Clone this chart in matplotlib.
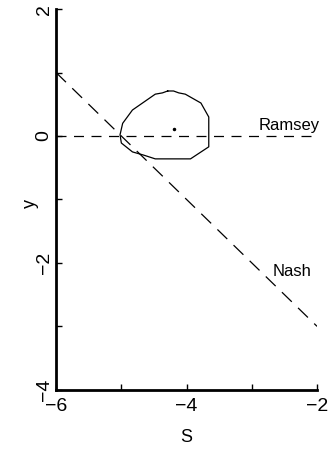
import numpy as np
import matplotlib
matplotlib.use("Agg")
import matplotlib.pyplot as plt

plt.rcParams['font.family'] = ['Liberation Sans', 'DejaVu Sans']

# closed contour (S, y)
contour_s = [-4.29, -4.20, -4.12, -4.02, -3.78, -3.66, -3.66, -3.94, -4.48, -4.66,
             -4.83, -5.00, -5.02, -4.98, -4.83, -4.48, -4.37, -4.29]
contour_y = [0.71, 0.71, 0.68, 0.66, 0.52, 0.30, -0.17, -0.36, -0.36, -0.30,
             -0.25, -0.11, 0.02, 0.20, 0.41, 0.66, 0.68, 0.71]
point_s, point_y = -4.2, 0.11

# Nash and Ramsey lines
nash_s = [-6, -2]
nash_y = [1.0, -3.0]
ramsey_s = [-6, -2]
ramsey_y = [0, 0]

fig = plt.figure(figsize=(3.32, 4.57), dpi=100)
ax = fig.add_axes([0.169, 0.147, 0.786, 0.833])

ax.plot(contour_s, contour_y, color='black', lw=0.9)
ax.plot([point_s], [point_y], 'k.', ms=3)
ax.plot(nash_s, nash_y, color='black', lw=0.9, dashes=(11, 7))
ax.plot(ramsey_s, ramsey_y, color='black', lw=0.9, dashes=(8, 6))

ax.text(-2.89, 0.17, 'Ramsey', fontsize=12, va='center', ha='left')
ax.text(-2.68, -2.14, 'Nash', fontsize=12, va='center', ha='left')

ax.set_xlim(-6, -2)
ax.set_ylim(-4, 2)
ax.set_xticks([-6, -4, -2])
ax.set_xticks([-5, -3], minor=True)
ax.set_yticks([-4, -2, 0, 2])
ax.set_yticks([-3, -1, 1], minor=True)
for lab in ax.get_yticklabels():
    lab.set_rotation(90)
    lab.set_va('center')
ax.tick_params(which='both', direction='in', length=4, width=1, labelsize=14, pad=6)
ax.tick_params(axis='y', pad=2.5)

for side in ['top', 'right']:
    ax.spines[side].set_visible(False)
for side in ['left', 'bottom']:
    ax.spines[side].set_linewidth(2)

ax.set_xlabel('S', fontsize=13, labelpad=10)
ax.set_ylabel('y', fontsize=13, va='center')
ax.yaxis.set_label_coords(-0.10, 0.49)

fig.savefig('out.png', dpi=100)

______________________________

Aim: Skip every picture and transcribe the data above exactly.

Right answer:
Clone this chart in matplotlib.
import numpy as np
import matplotlib
matplotlib.use("Agg")
import matplotlib.pyplot as plt

plt.rcParams['font.family'] = ['Liberation Sans', 'DejaVu Sans']

# closed contour (S, y)
contour_s = [-4.29, -4.20, -4.12, -4.02, -3.78, -3.66, -3.66, -3.94, -4.48, -4.66,
             -4.83, -5.00, -5.02, -4.98, -4.83, -4.48, -4.37, -4.29]
contour_y = [0.71, 0.71, 0.68, 0.66, 0.52, 0.30, -0.17, -0.36, -0.36, -0.30,
             -0.25, -0.11, 0.02, 0.20, 0.41, 0.66, 0.68, 0.71]
point_s, point_y = -4.2, 0.11

# Nash and Ramsey lines
nash_s = [-6, -2]
nash_y = [1.0, -3.0]
ramsey_s = [-6, -2]
ramsey_y = [0, 0]

fig = plt.figure(figsize=(3.32, 4.57), dpi=100)
ax = fig.add_axes([0.169, 0.147, 0.786, 0.833])

ax.plot(contour_s, contour_y, color='black', lw=0.9)
ax.plot([point_s], [point_y], 'k.', ms=3)
ax.plot(nash_s, nash_y, color='black', lw=0.9, dashes=(11, 7))
ax.plot(ramsey_s, ramsey_y, color='black', lw=0.9, dashes=(8, 6))

ax.text(-2.89, 0.17, 'Ramsey', fontsize=12, va='center', ha='left')
ax.text(-2.68, -2.14, 'Nash', fontsize=12, va='center', ha='left')

ax.set_xlim(-6, -2)
ax.set_ylim(-4, 2)
ax.set_xticks([-6, -4, -2])
ax.set_xticks([-5, -3], minor=True)
ax.set_yticks([-4, -2, 0, 2])
ax.set_yticks([-3, -1, 1], minor=True)
for lab in ax.get_yticklabels():
    lab.set_rotation(90)
    lab.set_va('center')
ax.tick_params(which='both', direction='in', length=4, width=1, labelsize=14, pad=6)
ax.tick_params(axis='y', pad=2.5)

for side in ['top', 'right']:
    ax.spines[side].set_visible(False)
for side in ['left', 'bottom']:
    ax.spines[side].set_linewidth(2)

ax.set_xlabel('S', fontsize=13, labelpad=10)
ax.set_ylabel('y', fontsize=13, va='center')
ax.yaxis.set_label_coords(-0.10, 0.49)

fig.savefig('out.png', dpi=100)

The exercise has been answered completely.